Recognising and celebrating Queensland Women’s Week at Stanwell

12 March 2021

In a recent address to Stanwell’s Inclusion and Diversity Committee, Stanwell’s CEO, Richard Van Breda, reiterated how ‘mission-critical’ inclusion and diversity is for the company’s long-term future.

International Women’s Day provides an opportunity for us to celebrate the achievements of women at Stanwell and talk openly about the things we can all do to bring about positive change.

The 2021 International Women’s Day theme is #choosetochallange. In light of this year’s theme, and Queensland Women’s Week, we sat down with four women from across Stanwell to ask them about their experiences, the achievements they are most proud of, and what this day means to them.

Why do you think it’s important we challenge gender bias?

General Manager, Stanwell Energy, Jennifer Tarr
“Both men and women have valuable contributions to make. Our daughters and sons should both be able to reach their potential. We all suffer over the long-term when groups of people are held back and unfairly treated.”

Site Manager, Stanwell Power Station, Angie Zahra
“To encourage different ways of thinking, different perspectives, making sure everyone has a voice at the table and everyone can participate. Diversity of thought helps us move forward.”

People and Culture Advisor, Courtney Brown
“To put it simply, without challenge, there will be no change.”

Business Services Team Lead, Leanne Harm
“Whether male or female, each one of us deserve to have a dream and the ability and freedom to achieve our goals.
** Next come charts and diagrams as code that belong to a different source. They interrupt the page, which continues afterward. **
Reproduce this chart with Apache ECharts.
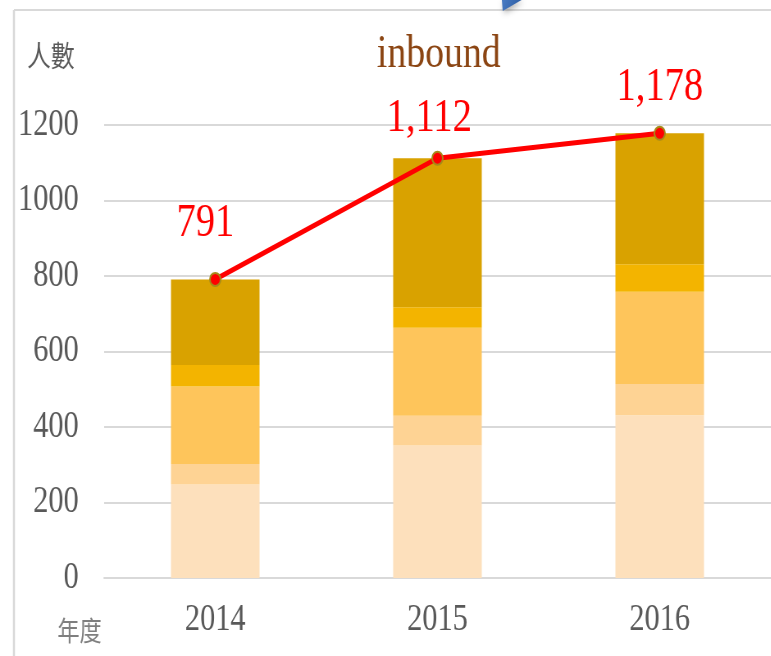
<!DOCTYPE html>
<html>
<head>
<meta charset="utf-8">
<script src="https://cdn.jsdelivr.net/npm/echarts@6/dist/echarts.min.js"></script>
<style>
  html, body { margin: 0; padding: 0; background: #ffffff; overflow: hidden; }
  #wrap { width: 771px; height: 656px; overflow: hidden; position: relative; }
  /* the chart is laid out wide and then narrowed, giving the condensed serif look */
  #chart { width: 940px; height: 656px; transform: scaleX(0.82); transform-origin: 0 0; }
</style>
</head>
<body>
<div id="wrap"><div id="chart"></div></div>
<script>
// Years on the category axis
const years = ['2014', '2015', '2016'];

// Stacked segments of each year's bar (bottom to top)
const tier1 = [248, 351, 431];
const tier2 = [54, 79, 83];
const tier3 = [205, 233, 244];
const tier4 = [57, 54, 73];
const tier5 = [227, 395, 347];

// Yearly inbound totals (line + labels)
const totals = [791, 1112, 1178];

// Value-axis settings
const yMin = 0;
const yMax = 1200;
const yStep = 200;

const tierColors = ['#FDE0BC', '#FED394', '#FEC55B', '#F3B400', '#D9A200'];
const tiers = [tier1, tier2, tier3, tier4, tier5];

// per-point label nudges for the total labels
const labelNudge = [[-12, -20], [-10, -4], [0, -10]];

const serif = '"Liberation Serif", "Times New Roman", serif';
const cjk = '"Noto Sans CJK TC", "Noto Sans CJK SC", sans-serif';

const chart = echarts.init(document.getElementById('chart'));

const barSeries = tiers.map((vals, i) => ({
  name: 'tier' + (i + 1),
  type: 'bar',
  stack: 'inbound',
  barWidth: 108,
  data: vals,
  itemStyle: { color: tierColors[i] },
  emphasis: { disabled: true },
  z: 2
}));

const lineSeries = {
  name: 'total',
  type: 'line',
  data: totals.map((v, i) => ({
    value: v,
    label: { offset: labelNudge[i] }
  })),
  symbol: 'circle',
  symbolSize: 13,
  lineStyle: { color: '#FF0000', width: 5 },
  itemStyle: { color: '#FF0000', borderColor: '#A68A1A', borderWidth: 2 },
  label: {
    show: true,
    position: 'top',
    distance: 5,
    fontFamily: serif,
    fontSize: 47,
    color: '#FF0000',
    formatter: p => Number(p.value).toLocaleString('en-US')
  },
  z: 5
};

chart.setOption({
  animation: false,
  backgroundColor: '#ffffff',
  title: {
    text: 'inbound',
    left: 530,
    top: 27,
    textAlign: 'center',
    textStyle: { fontFamily: serif, fontSize: 46, fontWeight: 'normal', color: '#8B4513' }
  },
  grid: { left: 127, right: -4, top: 125, bottom: 78, containLabel: false },
  xAxis: {
    type: 'category',
    data: years,
    axisLine: { show: true, lineStyle: { color: '#D9D9D9', width: 2 } },
    axisTick: { show: false },
    axisLabel: { fontFamily: serif, fontSize: 37, color: '#595959', margin: 24 }
  },
  yAxis: {
    type: 'value',
    min: yMin,
    max: yMax,
    interval: yStep,
    name: '人數',
    nameLocation: 'end',
    nameGap: 69,
    nameTextStyle: {
      fontFamily: cjk, fontSize: 29, color: '#595959',
      align: 'right', verticalAlign: 'middle', padding: [0, 36, 0, 0]
    },
    axisLine: { show: false },
    axisTick: { show: false },
    splitLine: { lineStyle: { color: '#D9D9D9', width: 2 } },
    axisLabel: {
      fontFamily: serif, fontSize: 37, color: '#595959', margin: 31,
      formatter: v => String(v)
    }
  },
  graphic: [
    // chart frame edges
    { type: 'line', shape: { x1: 17, y1: 10, x2: 17, y2: 656 }, style: { stroke: '#D9D9D9', lineWidth: 2.5 }, z: 1 },
    { type: 'line', shape: { x1: 17, y1: 10, x2: 940, y2: 10 }, style: { stroke: '#D9D9D9', lineWidth: 2 }, z: 1 },
    // category-axis title under the value labels
    {
      type: 'text',
      left: 70,
      top: 617,
      style: { text: '年度', fontFamily: cjk, fontSize: 27, fill: '#7F7F7F' },
      z: 3
    },
    // corner of a blue callout shape above the frame
    {
      type: 'polygon',
      shape: { points: [[612, 0], [636, 0], [613, 11]] },
      style: {
        fill: new echarts.graphic.LinearGradient(0, 0, 1, 1, [
          { offset: 0, color: '#4A7CC4' },
          { offset: 1, color: '#2A5AA0' }
        ]),
        shadowBlur: 6, shadowColor: 'rgba(0,0,0,0.35)', shadowOffsetX: 2, shadowOffsetY: 2
      },
      z: 10
    }
  ],
  series: [...barSeries, lineSeries]
});
</script>
</body>
</html>
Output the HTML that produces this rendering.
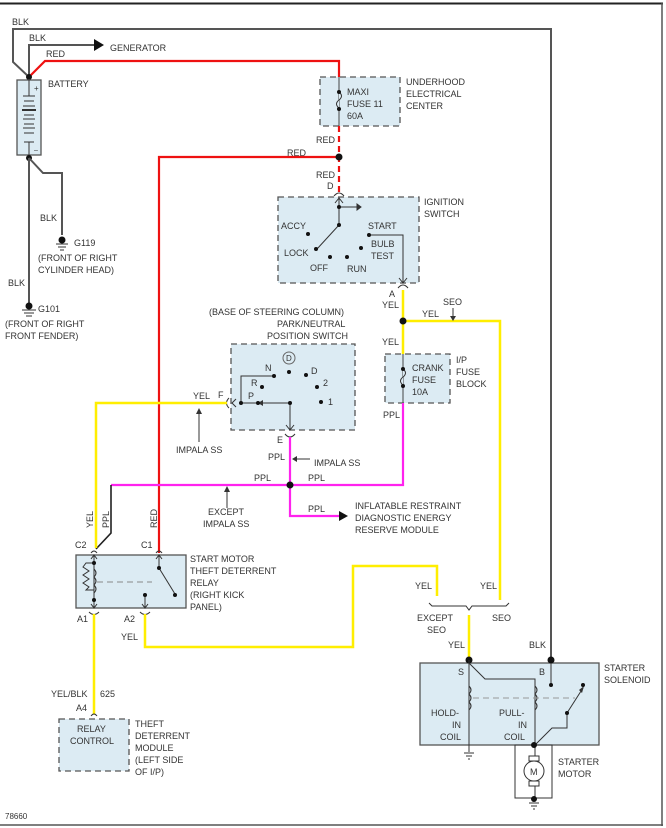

Every one of us deserves respect and the ability to choose.  As women we wear many hats in our lifetime, we should be proud to stand together and support each other no matter what our background!”

What achievement are you most proud of?

Jennifer Tarr
“I am most proud of joining a swimming squad and swimming early in the morning. It took me years to work up the courage to attend the first time. Then I had to battle my own excuses each squad morning for about a year before feeling comfortable.  I was the slowest swimmer and so unfit. But each time I finished I really felt like I’d accomplished the most amazing achievement. Joining the squad gave me confidence to take on other challenges at work and at home.” 

Angie Zahra
“I’m most proud of my site manager role, having the respect of my peers and the support of the organisation to be able to perform this role.”

Courtney Brown
“Honestly, being successful in getting the People and Culture Advisor position with Stanwell and making the move to Kingaroy! Taking this plunge has turned out to be the best decision for me, both professionally and personally.” 

Leanne Harm
“I am proud of having raised two amazing children as a single parent, while building a career. I am proud of supporting my children through school and having tutored my son from year 9 to 12, while working full time. I am proud of having the strength to support my parents through my father’s illness. And most of all, I am proud that through all this, I value who I am.”
Can you describe a time you have had to choose to challenge gender bias, discrimination, or stereotyping?

Jennifer Tarr
“I have noticed unconscious bias in situations where vacant roles are available. The unknown, future employee is often assumed to be a man. Colleagues say things like, “when he starts” and “he will want to have a say in that”. I have observed the unconscious bias from both men and women. When I point it out, people are usually surprised and regretful that they have perpetuated bias.” 

Angie Zahra
“Very early in my career I was issued a dress to wear at a power station that had multiple mesh staircases and landings. I raised it as an issue that I was uncomfortable and requested a pants and a shirt, which was provided. Later, I needed to both challenge myself and others to ensure I was heard and listened to. In general, I have worked with people who value my input.”

Courtney Brown
“In my previous role, I wasn’t being recognised for the work I was doing in terms of position title and remuneration. I chose to challenge this by having a difficult conversation with my Manager at the time. After numerous conversations and going above and beyond in my role, nothing changed. Time passed and eventually after a lot of persistence, I did receive a promotion and salary increase. This was by no means an overnight process, and although I moved on from this company shortly after, I hope there were flow-on impacts for other females in the team and those who joined after me.”

Leanne Harm
“I was two when women were granted the right to drink at a public bar. Disappointingly, I have seen gender bias and discrimination occur in my lifetime. But I am also pleased to say that I have also seen it challenged by both men and women.”

We would like to thank Jennifer, Angie, Courtney and Leanne for the opportunity to share their experiences.